Mainland buyers of British property unfazed by new taxes

Mainlanders, who spent about £3.5b on British property last year, are unfazed by new tax laws

PUBLISHED : Friday, 18 April, 2014, 10:37am
UPDATED : Saturday, 19 April, 2014, 12:44am

Property-related taxes imposed and proposed by the British government will not deter mainland Chinese intent on buying property in Britain, lawyers and industry insiders say.

"The new tax laws haven't dampened people's enthusiasm to purchase UK property," Katie Graves, a Hong Kong-based partner at international law firm Withers, said.

"People will still buy UK property but might reconsider how they structure their purchases."

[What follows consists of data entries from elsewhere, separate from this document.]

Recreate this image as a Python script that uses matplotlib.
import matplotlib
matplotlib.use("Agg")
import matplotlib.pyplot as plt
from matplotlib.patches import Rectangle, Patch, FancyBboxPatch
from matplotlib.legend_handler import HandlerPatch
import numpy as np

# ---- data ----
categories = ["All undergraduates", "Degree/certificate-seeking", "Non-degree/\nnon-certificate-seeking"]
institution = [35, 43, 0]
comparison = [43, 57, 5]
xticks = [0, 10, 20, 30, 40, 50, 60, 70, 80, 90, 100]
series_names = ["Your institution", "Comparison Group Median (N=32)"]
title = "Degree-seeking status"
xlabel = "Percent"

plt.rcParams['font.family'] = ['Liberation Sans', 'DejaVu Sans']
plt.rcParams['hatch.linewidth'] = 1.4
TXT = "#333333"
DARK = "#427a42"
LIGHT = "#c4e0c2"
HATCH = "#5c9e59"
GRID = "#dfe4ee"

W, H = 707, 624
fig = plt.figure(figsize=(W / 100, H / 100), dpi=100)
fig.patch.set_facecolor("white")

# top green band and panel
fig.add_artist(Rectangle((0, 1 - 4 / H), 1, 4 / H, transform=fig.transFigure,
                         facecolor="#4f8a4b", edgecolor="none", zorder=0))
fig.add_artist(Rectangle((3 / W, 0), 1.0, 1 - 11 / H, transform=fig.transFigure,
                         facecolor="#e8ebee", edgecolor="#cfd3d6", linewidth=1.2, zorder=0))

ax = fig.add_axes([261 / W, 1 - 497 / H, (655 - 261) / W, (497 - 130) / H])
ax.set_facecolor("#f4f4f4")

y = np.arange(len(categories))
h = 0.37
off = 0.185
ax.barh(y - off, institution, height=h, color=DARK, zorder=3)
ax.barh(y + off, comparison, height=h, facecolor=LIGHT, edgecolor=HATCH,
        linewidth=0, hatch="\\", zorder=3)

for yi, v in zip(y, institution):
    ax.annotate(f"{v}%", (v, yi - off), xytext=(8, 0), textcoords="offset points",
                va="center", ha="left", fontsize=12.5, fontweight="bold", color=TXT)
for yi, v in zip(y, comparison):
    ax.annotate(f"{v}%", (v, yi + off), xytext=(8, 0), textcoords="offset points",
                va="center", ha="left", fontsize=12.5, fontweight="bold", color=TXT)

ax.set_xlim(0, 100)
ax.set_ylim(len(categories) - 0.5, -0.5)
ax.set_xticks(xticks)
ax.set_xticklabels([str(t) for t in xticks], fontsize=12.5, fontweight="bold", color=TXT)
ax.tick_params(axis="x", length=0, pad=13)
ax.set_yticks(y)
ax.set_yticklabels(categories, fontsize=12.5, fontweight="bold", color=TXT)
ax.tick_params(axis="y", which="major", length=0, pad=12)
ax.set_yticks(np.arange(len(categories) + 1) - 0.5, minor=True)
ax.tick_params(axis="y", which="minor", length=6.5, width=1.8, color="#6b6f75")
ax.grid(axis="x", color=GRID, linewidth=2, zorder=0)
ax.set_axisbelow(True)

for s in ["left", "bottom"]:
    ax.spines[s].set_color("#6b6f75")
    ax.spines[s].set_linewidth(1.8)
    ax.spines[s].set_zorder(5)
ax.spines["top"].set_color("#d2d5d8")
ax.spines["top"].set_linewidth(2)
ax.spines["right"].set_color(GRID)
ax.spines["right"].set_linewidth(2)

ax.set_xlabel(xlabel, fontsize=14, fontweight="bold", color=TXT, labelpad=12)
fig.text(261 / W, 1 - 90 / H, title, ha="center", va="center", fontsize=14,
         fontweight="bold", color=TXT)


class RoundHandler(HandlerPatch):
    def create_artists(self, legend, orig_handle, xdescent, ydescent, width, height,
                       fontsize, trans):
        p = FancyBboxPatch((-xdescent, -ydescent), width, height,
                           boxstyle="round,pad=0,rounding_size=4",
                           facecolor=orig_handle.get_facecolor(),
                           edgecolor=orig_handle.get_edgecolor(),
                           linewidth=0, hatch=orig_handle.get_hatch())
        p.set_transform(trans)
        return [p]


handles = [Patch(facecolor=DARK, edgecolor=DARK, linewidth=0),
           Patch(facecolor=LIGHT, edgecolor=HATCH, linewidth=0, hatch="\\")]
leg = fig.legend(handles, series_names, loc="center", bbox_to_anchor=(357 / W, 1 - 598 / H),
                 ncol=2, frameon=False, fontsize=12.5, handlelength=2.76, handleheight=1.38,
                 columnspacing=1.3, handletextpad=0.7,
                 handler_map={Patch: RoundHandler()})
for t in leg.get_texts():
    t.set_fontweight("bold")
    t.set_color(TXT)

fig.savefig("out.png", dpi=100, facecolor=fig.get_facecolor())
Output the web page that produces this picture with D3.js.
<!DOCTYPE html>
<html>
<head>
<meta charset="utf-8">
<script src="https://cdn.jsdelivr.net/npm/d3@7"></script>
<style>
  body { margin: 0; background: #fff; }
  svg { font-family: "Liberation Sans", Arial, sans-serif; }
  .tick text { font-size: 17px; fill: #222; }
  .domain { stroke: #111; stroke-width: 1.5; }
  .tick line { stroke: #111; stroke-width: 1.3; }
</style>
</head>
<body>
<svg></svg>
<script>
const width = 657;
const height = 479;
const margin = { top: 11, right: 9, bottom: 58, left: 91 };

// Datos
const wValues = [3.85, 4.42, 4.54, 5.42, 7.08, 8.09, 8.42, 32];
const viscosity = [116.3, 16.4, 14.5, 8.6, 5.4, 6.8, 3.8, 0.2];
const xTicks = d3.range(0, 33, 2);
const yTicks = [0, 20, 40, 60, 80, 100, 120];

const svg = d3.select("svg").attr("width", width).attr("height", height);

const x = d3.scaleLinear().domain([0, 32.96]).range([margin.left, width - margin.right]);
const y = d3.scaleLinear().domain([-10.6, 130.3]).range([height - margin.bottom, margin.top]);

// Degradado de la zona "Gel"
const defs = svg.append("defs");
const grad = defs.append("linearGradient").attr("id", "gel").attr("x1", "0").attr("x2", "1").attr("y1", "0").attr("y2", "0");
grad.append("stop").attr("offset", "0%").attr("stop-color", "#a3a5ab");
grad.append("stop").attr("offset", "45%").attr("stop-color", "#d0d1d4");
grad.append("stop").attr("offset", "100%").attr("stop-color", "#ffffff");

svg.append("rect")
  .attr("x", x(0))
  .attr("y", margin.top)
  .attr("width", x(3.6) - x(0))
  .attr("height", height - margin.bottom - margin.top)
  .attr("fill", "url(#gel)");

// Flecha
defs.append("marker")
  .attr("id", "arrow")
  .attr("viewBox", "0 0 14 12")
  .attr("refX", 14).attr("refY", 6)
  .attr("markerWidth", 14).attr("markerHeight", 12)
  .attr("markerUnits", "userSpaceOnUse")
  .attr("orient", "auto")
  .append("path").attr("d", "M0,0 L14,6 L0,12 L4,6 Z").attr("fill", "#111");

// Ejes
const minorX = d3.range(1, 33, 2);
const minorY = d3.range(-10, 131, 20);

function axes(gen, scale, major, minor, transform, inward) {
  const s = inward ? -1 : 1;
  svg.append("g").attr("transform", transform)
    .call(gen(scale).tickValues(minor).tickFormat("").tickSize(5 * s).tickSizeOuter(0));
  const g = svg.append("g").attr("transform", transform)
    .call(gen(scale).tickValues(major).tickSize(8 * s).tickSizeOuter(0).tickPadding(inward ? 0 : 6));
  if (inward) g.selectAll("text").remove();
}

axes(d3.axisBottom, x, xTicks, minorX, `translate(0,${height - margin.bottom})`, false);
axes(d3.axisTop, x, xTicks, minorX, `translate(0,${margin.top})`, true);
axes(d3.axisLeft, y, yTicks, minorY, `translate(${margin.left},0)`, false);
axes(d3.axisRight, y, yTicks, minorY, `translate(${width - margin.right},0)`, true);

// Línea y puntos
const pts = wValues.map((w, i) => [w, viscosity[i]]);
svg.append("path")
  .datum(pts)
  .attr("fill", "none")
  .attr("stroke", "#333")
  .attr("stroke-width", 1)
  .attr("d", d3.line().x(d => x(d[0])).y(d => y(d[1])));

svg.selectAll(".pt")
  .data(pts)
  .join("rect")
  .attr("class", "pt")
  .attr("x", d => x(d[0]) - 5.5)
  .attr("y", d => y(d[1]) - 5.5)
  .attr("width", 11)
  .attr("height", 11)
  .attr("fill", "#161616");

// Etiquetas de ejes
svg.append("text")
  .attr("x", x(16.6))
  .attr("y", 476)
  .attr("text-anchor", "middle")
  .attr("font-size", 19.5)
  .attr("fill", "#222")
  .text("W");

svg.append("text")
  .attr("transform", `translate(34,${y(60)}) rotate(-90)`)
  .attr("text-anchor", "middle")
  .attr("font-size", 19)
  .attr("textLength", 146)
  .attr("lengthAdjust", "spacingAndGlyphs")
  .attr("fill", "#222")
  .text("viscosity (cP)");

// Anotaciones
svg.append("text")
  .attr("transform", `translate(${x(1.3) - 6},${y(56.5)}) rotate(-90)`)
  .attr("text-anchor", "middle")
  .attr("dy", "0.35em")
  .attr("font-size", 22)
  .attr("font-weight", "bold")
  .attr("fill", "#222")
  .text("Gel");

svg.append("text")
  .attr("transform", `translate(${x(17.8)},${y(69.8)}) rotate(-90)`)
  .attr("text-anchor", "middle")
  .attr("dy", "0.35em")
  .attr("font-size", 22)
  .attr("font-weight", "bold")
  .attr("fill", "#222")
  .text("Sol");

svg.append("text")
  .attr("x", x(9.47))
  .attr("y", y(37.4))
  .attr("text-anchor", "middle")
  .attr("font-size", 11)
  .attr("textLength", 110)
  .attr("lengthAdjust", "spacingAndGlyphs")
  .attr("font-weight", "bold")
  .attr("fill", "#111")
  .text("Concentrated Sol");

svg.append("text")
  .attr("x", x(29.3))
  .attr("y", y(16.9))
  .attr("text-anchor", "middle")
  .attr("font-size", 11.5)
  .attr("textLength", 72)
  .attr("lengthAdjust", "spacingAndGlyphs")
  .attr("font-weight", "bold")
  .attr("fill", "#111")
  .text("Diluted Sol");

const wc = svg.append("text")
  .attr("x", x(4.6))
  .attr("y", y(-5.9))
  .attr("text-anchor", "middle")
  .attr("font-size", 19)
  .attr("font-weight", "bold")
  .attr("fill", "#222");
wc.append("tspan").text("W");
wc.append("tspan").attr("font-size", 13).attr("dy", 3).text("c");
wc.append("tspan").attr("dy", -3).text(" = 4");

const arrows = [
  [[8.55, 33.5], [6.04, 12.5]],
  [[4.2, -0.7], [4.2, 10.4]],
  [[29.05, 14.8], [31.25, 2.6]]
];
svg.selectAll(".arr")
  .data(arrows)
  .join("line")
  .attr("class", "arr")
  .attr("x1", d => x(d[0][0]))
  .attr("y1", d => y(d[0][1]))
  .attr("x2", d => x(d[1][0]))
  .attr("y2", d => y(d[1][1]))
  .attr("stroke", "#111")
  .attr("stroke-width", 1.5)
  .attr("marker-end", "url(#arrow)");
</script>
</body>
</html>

Patrick Hamlin, the Withers lawyer in charge of risk and compliance in Asia, said: "Wealthy [mainland] Chinese individuals are into real estate in places like Hong Kong, Singapore, New York and London. It's often linked to the education of their children."

The profile of mainland buyers of British property had broadened dramatically in recent years, said Paul Woodward, managing director of the Real Asset Boutique, a Hong Kong consultancy that connects investors with London assets including property, wine and art.

Ordinary affluent families are buying middle-market properties

"It is not just the super-rich who are buying in the UK," he said. "Ordinary affluent families are buying middle-market properties."

Mainlanders spent an estimated £3.5 billion (HK$45 billion) on British property last year, Woodward said.

Britain's tax authorities published a consultation document late last month on a proposal to extend capital gains tax to non-residents who sell British residential property. It envisages the new rules taking effect from April next year. "The paper suggests a significant shift in the taxation of UK residential property held by non-residents," she said.

Woodward said the effect of the proposed tax on demand from mainland Chinese for London property would be" exceedingly muted", because the tax was not on the acquisition of property but on profits generated from April next year.

In its budget, delivered on March 19, the British government announced the existing 15 per cent rate of stamp duty land tax would be extended to the purchase of a residential property for more than £500,000 by "non-natural persons", such as companies. The previous threshold was £2 million.

The stamp duty for a property cheaper than £2 million was previously 4 per cent, Graves said, so "it's quite a big increase".

An "annual tax on enveloped dwellings" came into effect in Britain in April last year. It applies when a British residential property worth more than £2 million is owned via a "non-natural person".

If a property is commercially let out or commercially developed, the owner does not have to pay the "annual tax on enveloped dwellings", Graves said.

"For mainland Chinese, it has not been too much of a problem, as many of them rent out their properties."

When it was introduced, the annual tax ranged from £15,000, where the value of the property was over £2 million but less than £5 million, to £140,000, for properties worth over £20 million.

From April 1 next year, an annual tax of £7,000 will come into effect for properties valued between £1 million and £2 million. From April 1, 2016, an annual charge of £3,500 will come into effect for properties with a value greater than £500,000 but not more than £1 million.